Asan Institute for Policy Studies
- Founded: February 11, 2008; 18 years ago
- Founder: Chung Mong-joon
- Type: Think tank
- Focus: Research
- Location: Jongno District, Seoul;

= Asan Institute for Policy Studies =

Think tank in Seoul, South Korea

The Asan Institute for Policy Studies is an independent, non-profit think tank based in Seoul, South Korea. The institute was founded by the honorary chairman Chung Mong-joon in 2008. The institute conducts research in national security and foreign policy, area studies, public opinion, domestic politics, social science methodology, and global governance.

In 2015, it was ranked one of the top 100 think tanks in the world by the Chinese Academy of Social Sciences. The Asan Institute was also ranked 5th among foreign policy and security-related research institutions in the Korea Economic Daily's annual survey of "Korea's Top 100 Think Tanks in 2016."

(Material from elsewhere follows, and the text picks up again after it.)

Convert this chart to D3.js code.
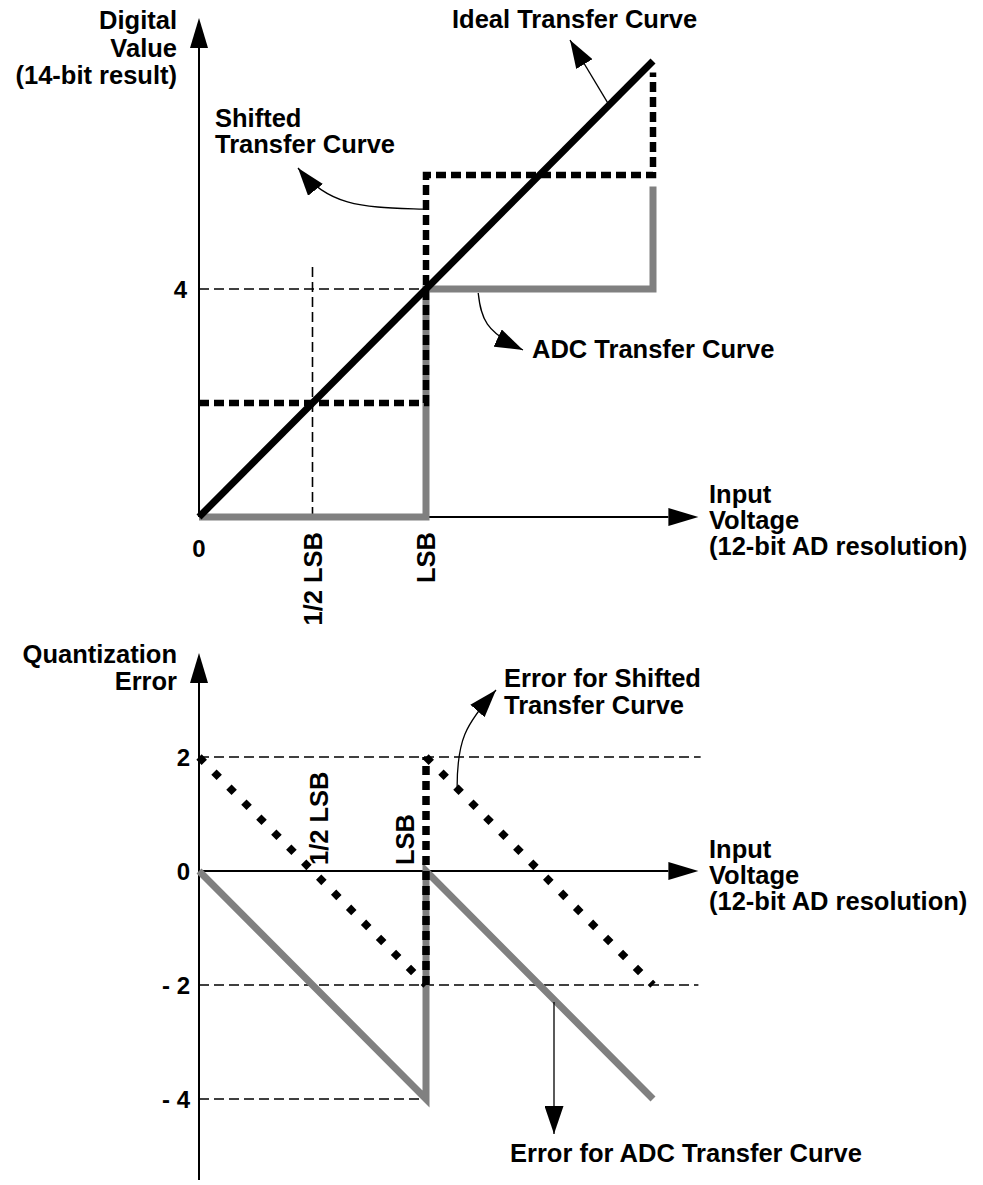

The Asan Report entitled 'In China's Shadow' was published in September 2016. The report garnered worldwide media attention, making headlines in the Wall Street Journal and New York Times, along with more than 200 Korean and international media outlets.

== Programs ==

=== Asan Forum ===
The Asan Forum is a bimonthly journal launched in 2013 for in-depth interpretation of rapid changes across the Asia-Pacific region.

=== Asan Academy ===
The Asan Academy offers a liberal arts educational program based on a combination of Korea's Confucian system of scholarship (Seowon) and the University of Oxford's renowned "Philosophy, Politics, and Economics" (PPE) degree. All selected Asan Young Fellows live and share the same routine activities throughout their studies in Korea and also learn to bond and appreciate the value of community through monthly volunteer work and community outreach activities. The Asan Academy also provides Asan Young Fellows with the opportunity to work as interns at leading think tanks and non-profit organizations (NPOs) in either Washington, D.C. or Beijing, China.